* BEGIN *

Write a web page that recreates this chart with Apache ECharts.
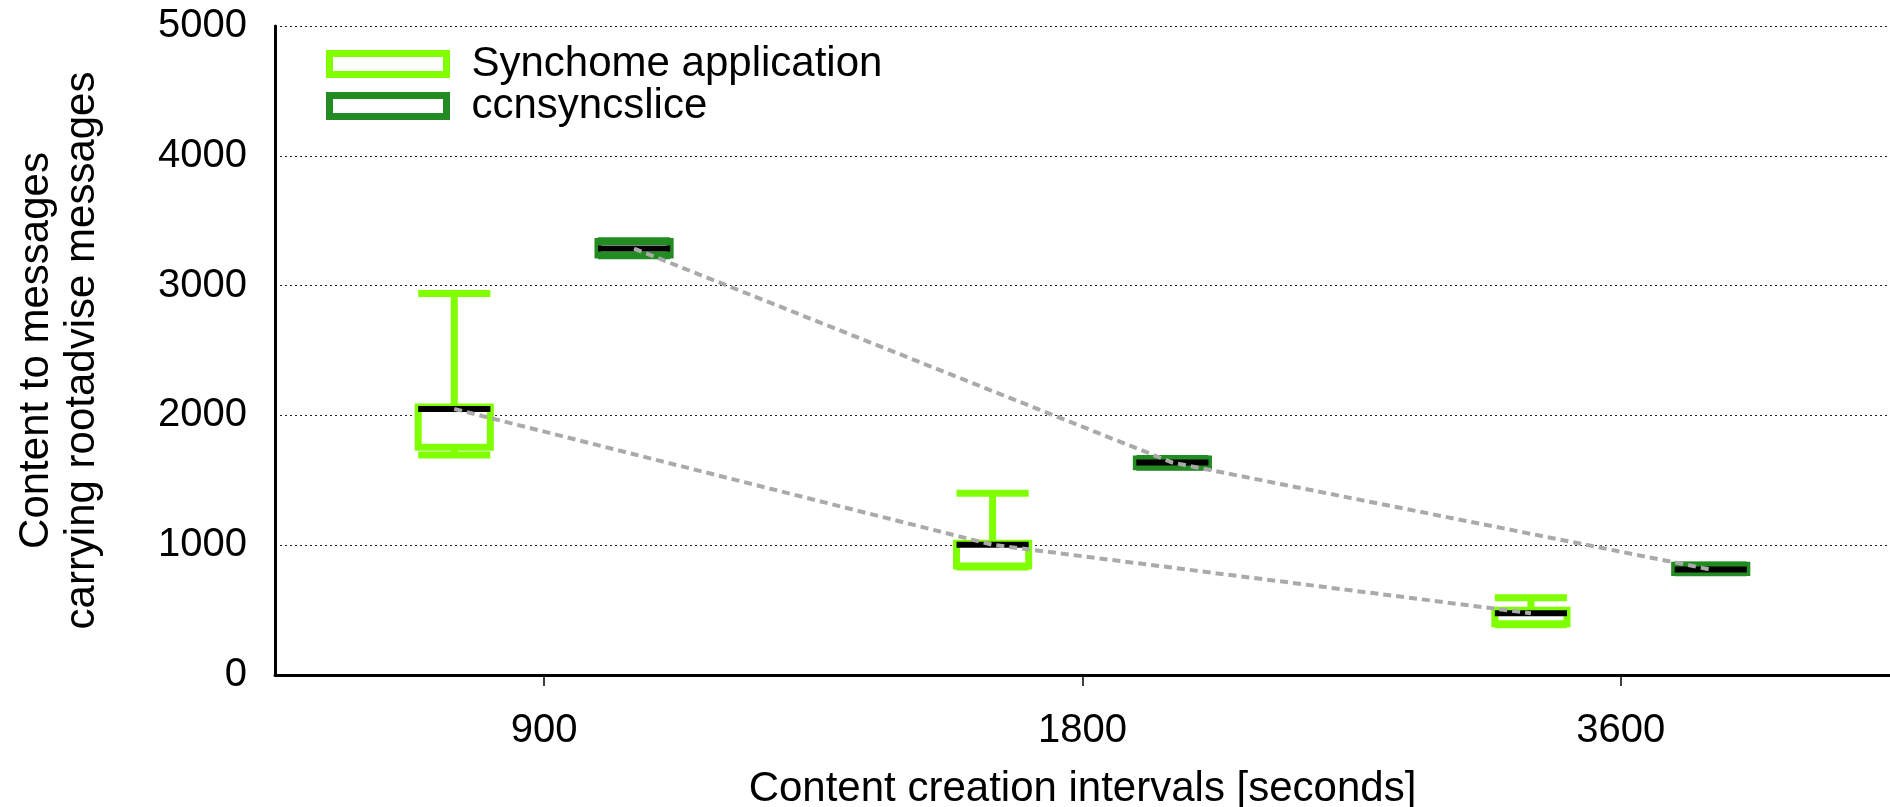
<!DOCTYPE html>
<html>
<head>
<meta charset="utf-8">
<script src="https://cdn.jsdelivr.net/npm/echarts@6/dist/echarts.min.js"></script>
<style>
  html, body { margin: 0; padding: 0; background: #fff; }
  #chart { width: 1890px; height: 807px; }
</style>
</head>
<body>
<div id="chart"></div>
<script>
// Content creation intervals (category axis)
const intervals = ['900', '1800', '3600'];
const yTicks = [0, 1000, 2000, 3000, 4000, 5000];

// Per interval: [min, lower quartile, median, upper quartile, max]
const synchomeStats = [
  [1695, 1755, 2050, 2065, 2940],
  [832, 840, 1003, 1015, 1400],
  [388, 395, 476, 498, 595]
];
const ccnsyncsliceStats = [
  [3230, 3235, 3285, 3340, 3345],
  [1600, 1605, 1637, 1665, 1668],
  [788, 790, 812, 845, 848]
];

const seriesNames = ['Synchome application', 'ccnsyncslice'];
const seriesColors = ['#7FFF00', '#228B22'];
const groupOffset = [-0.167, 0.167];   // position inside each category band
const boxWidth = 0.134;                // fraction of one category band

function boxData(stats) {
  return stats.map((s, i) => [i].concat(s));
}
function medianLine(stats, off) {
  return stats.map((s, i) => [i + off, s[2]]);
}

function makeRenderer(color, off) {
  return function (params, api) {
    const i = api.value(0);
    const cx = api.coord([i + off, 0])[0];
    const hw = api.size([boxWidth, 0])[0] / 2;
    const yMin = api.coord([i, api.value(1)])[1];
    const yQ1 = api.coord([i, api.value(2)])[1];
    const yMed = api.coord([i, api.value(3)])[1];
    const yQ3 = api.coord([i, api.value(4)])[1];
    const yMax = api.coord([i, api.value(5)])[1];
    const green = { stroke: color, lineWidth: 7, fill: null };
    return {
      type: 'group',
      children: [
        { type: 'line', shape: { x1: cx, y1: yQ3, x2: cx, y2: yMax }, style: green },
        { type: 'line', shape: { x1: cx, y1: yQ1, x2: cx, y2: yMin }, style: green },
        { type: 'line', shape: { x1: cx - hw, y1: yMax, x2: cx + hw, y2: yMax }, style: green },
        { type: 'line', shape: { x1: cx - hw, y1: yMin, x2: cx + hw, y2: yMin }, style: green },
        { type: 'rect', shape: { x: cx - hw, y: yQ3, width: 2 * hw, height: yQ1 - yQ3 },
          style: { stroke: color, lineWidth: 7, fill: '#fff' } },
        { type: 'line', shape: { x1: cx - hw, y1: yMed, x2: cx + hw, y2: yMed },
          style: { stroke: '#000', lineWidth: 6 } }
      ]
    };
  };
}

const chart = echarts.init(document.getElementById('chart'), null, { renderer: 'canvas' });
const font = 'Liberation Sans, Arial, Helvetica, sans-serif';

chart.setOption({
  animation: false,
  backgroundColor: '#fff',
  textStyle: { fontFamily: font },
  grid: { left: 275, right: 0, top: 26, bottom: 132, containLabel: false, outerBoundsMode: 'none' },
  legend: {
    orient: 'vertical',
    left: 321,
    top: 38,
    itemWidth: 117,
    itemHeight: 21,
    itemGap: 0,
    textStyle: { fontSize: 42, color: '#000', lineHeight: 42, padding: [0, 0, 0, 20], fontFamily: font },
    data: seriesNames.map((n, k) => ({
      name: n,
      icon: 'rect',
      itemStyle: { color: '#fff', borderColor: seriesColors[k], borderWidth: 7 }
    }))
  },
  xAxis: [
    {
      type: 'category',
      data: intervals,
      boundaryGap: true,
      name: 'Content creation intervals [seconds]',
      nameLocation: 'middle',
      nameGap: 93,
      nameTextStyle: { fontSize: 42, color: '#000', fontFamily: font },
      axisLine: { onZero: false, lineStyle: { color: '#000', width: 3 } },
      axisTick: { show: true, alignWithLabel: true, length: 11, lineStyle: { color: '#000', width: 1.5 } },
      axisLabel: { fontSize: 40, color: '#000', margin: 36, fontFamily: font },
      splitLine: { show: false }
    },
    {
      type: 'value',
      min: -0.5,
      max: 2.5,
      show: false
    }
  ],
  yAxis: {
    type: 'value',
    min: yTicks[0],
    max: yTicks[yTicks.length - 1],
    interval: 1000,
    name: 'Content to messages\ncarrying rootadvise messages',
    nameLocation: 'middle',
    nameRotate: 90,
    nameGap: 170,
    nameTextStyle: { fontSize: 42, color: '#000', lineHeight: 46, fontFamily: font },
    axisLine: { show: true, onZero: false, lineStyle: { color: '#000', width: 3 } },
    axisTick: { show: false },
    axisLabel: { fontSize: 40, color: '#000', margin: 28, fontFamily: font, formatter: v => String(v) },
    splitLine: { show: true, lineStyle: { color: '#222', width: 1, type: [2, 3] } }
  },
  series: [
    {
      name: seriesNames[0],
      type: 'custom',
      xAxisIndex: 1,
      renderItem: makeRenderer(seriesColors[0], groupOffset[0]),
      encode: { x: 0, y: [1, 2, 3, 4, 5] },
      data: boxData(synchomeStats),
      z: 2
    },
    {
      name: seriesNames[1],
      type: 'custom',
      xAxisIndex: 1,
      renderItem: makeRenderer(seriesColors[1], groupOffset[1]),
      encode: { x: 0, y: [1, 2, 3, 4, 5] },
      data: boxData(ccnsyncsliceStats),
      z: 2
    },
    {
      name: 'synchome-median',
      type: 'line',
      xAxisIndex: 1,
      data: medianLine(synchomeStats, groupOffset[0]),
      symbol: 'none',
      lineStyle: { color: '#aaa', width: 4, type: [8, 5] },
      z: 5
    },
    {
      name: 'ccnsyncslice-median',
      type: 'line',
      xAxisIndex: 1,
      data: medianLine(ccnsyncsliceStats, groupOffset[1]),
      symbol: 'none',
      lineStyle: { color: '#aaa', width: 4, type: [8, 5] },
      z: 5
    }
  ]
});
</script>
</body>
</html>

* END *

- _SHORT TASK_: Return the listing above unchanged, apart from dropping its pictures.

- _OUTPUT FOR THIS EXERCISE_:
Write a web page that recreates this chart with Apache ECharts.
<!DOCTYPE html>
<html>
<head>
<meta charset="utf-8">
<script src="https://cdn.jsdelivr.net/npm/echarts@6/dist/echarts.min.js"></script>
<style>
  html, body { margin: 0; padding: 0; background: #fff; }
  #chart { width: 1890px; height: 807px; }
</style>
</head>
<body>
<div id="chart"></div>
<script>
// Content creation intervals (category axis)
const intervals = ['900', '1800', '3600'];
const yTicks = [0, 1000, 2000, 3000, 4000, 5000];

// Per interval: [min, lower quartile, median, upper quartile, max]
const synchomeStats = [
  [1695, 1755, 2050, 2065, 2940],
  [832, 840, 1003, 1015, 1400],
  [388, 395, 476, 498, 595]
];
const ccnsyncsliceStats = [
  [3230, 3235, 3285, 3340, 3345],
  [1600, 1605, 1637, 1665, 1668],
  [788, 790, 812, 845, 848]
];

const seriesNames = ['Synchome application', 'ccnsyncslice'];
const seriesColors = ['#7FFF00', '#228B22'];
const groupOffset = [-0.167, 0.167];   // position inside each category band
const boxWidth = 0.134;                // fraction of one category band

function boxData(stats) {
  return stats.map((s, i) => [i].concat(s));
}
function medianLine(stats, off) {
  return stats.map((s, i) => [i + off, s[2]]);
}

function makeRenderer(color, off) {
  return function (params, api) {
    const i = api.value(0);
    const cx = api.coord([i + off, 0])[0];
    const hw = api.size([boxWidth, 0])[0] / 2;
    const yMin = api.coord([i, api.value(1)])[1];
    const yQ1 = api.coord([i, api.value(2)])[1];
    const yMed = api.coord([i, api.value(3)])[1];
    const yQ3 = api.coord([i, api.value(4)])[1];
    const yMax = api.coord([i, api.value(5)])[1];
    const green = { stroke: color, lineWidth: 7, fill: null };
    return {
      type: 'group',
      children: [
        { type: 'line', shape: { x1: cx, y1: yQ3, x2: cx, y2: yMax }, style: green },
        { type: 'line', shape: { x1: cx, y1: yQ1, x2: cx, y2: yMin }, style: green },
        { type: 'line', shape: { x1: cx - hw, y1: yMax, x2: cx + hw, y2: yMax }, style: green },
        { type: 'line', shape: { x1: cx - hw, y1: yMin, x2: cx + hw, y2: yMin }, style: green },
        { type: 'rect', shape: { x: cx - hw, y: yQ3, width: 2 * hw, height: yQ1 - yQ3 },
          style: { stroke: color, lineWidth: 7, fill: '#fff' } },
        { type: 'line', shape: { x1: cx - hw, y1: yMed, x2: cx + hw, y2: yMed },
          style: { stroke: '#000', lineWidth: 6 } }
      ]
    };
  };
}

const chart = echarts.init(document.getElementById('chart'), null, { renderer: 'canvas' });
const font = 'Liberation Sans, Arial, Helvetica, sans-serif';

chart.setOption({
  animation: false,
  backgroundColor: '#fff',
  textStyle: { fontFamily: font },
  grid: { left: 275, right: 0, top: 26, bottom: 132, containLabel: false, outerBoundsMode: 'none' },
  legend: {
    orient: 'vertical',
    left: 321,
    top: 38,
    itemWidth: 117,
    itemHeight: 21,
    itemGap: 0,
    textStyle: { fontSize: 42, color: '#000', lineHeight: 42, padding: [0, 0, 0, 20], fontFamily: font },
    data: seriesNames.map((n, k) => ({
      name: n,
      icon: 'rect',
      itemStyle: { color: '#fff', borderColor: seriesColors[k], borderWidth: 7 }
    }))
  },
  xAxis: [
    {
      type: 'category',
      data: intervals,
      boundaryGap: true,
      name: 'Content creation intervals [seconds]',
      nameLocation: 'middle',
      nameGap: 93,
      nameTextStyle: { fontSize: 42, color: '#000', fontFamily: font },
      axisLine: { onZero: false, lineStyle: { color: '#000', width: 3 } },
      axisTick: { show: true, alignWithLabel: true, length: 11, lineStyle: { color: '#000', width: 1.5 } },
      axisLabel: { fontSize: 40, color: '#000', margin: 36, fontFamily: font },
      splitLine: { show: false }
    },
    {
      type: 'value',
      min: -0.5,
      max: 2.5,
      show: false
    }
  ],
  yAxis: {
    type: 'value',
    min: yTicks[0],
    max: yTicks[yTicks.length - 1],
    interval: 1000,
    name: 'Content to messages\ncarrying rootadvise messages',
    nameLocation: 'middle',
    nameRotate: 90,
    nameGap: 170,
    nameTextStyle: { fontSize: 42, color: '#000', lineHeight: 46, fontFamily: font },
    axisLine: { show: true, onZero: false, lineStyle: { color: '#000', width: 3 } },
    axisTick: { show: false },
    axisLabel: { fontSize: 40, color: '#000', margin: 28, fontFamily: font, formatter: v => String(v) },
    splitLine: { show: true, lineStyle: { color: '#222', width: 1, type: [2, 3] } }
  },
  series: [
    {
      name: seriesNames[0],
      type: 'custom',
      xAxisIndex: 1,
      renderItem: makeRenderer(seriesColors[0], groupOffset[0]),
      encode: { x: 0, y: [1, 2, 3, 4, 5] },
      data: boxData(synchomeStats),
      z: 2
    },
    {
      name: seriesNames[1],
      type: 'custom',
      xAxisIndex: 1,
      renderItem: makeRenderer(seriesColors[1], groupOffset[1]),
      encode: { x: 0, y: [1, 2, 3, 4, 5] },
      data: boxData(ccnsyncsliceStats),
      z: 2
    },
    {
      name: 'synchome-median',
      type: 'line',
      xAxisIndex: 1,
      data: medianLine(synchomeStats, groupOffset[0]),
      symbol: 'none',
      lineStyle: { color: '#aaa', width: 4, type: [8, 5] },
      z: 5
    },
    {
      name: 'ccnsyncslice-median',
      type: 'line',
      xAxisIndex: 1,
      data: medianLine(ccnsyncsliceStats, groupOffset[1]),
      symbol: 'none',
      lineStyle: { color: '#aaa', width: 4, type: [8, 5] },
      z: 5
    }
  ]
});
</script>
</body>
</html>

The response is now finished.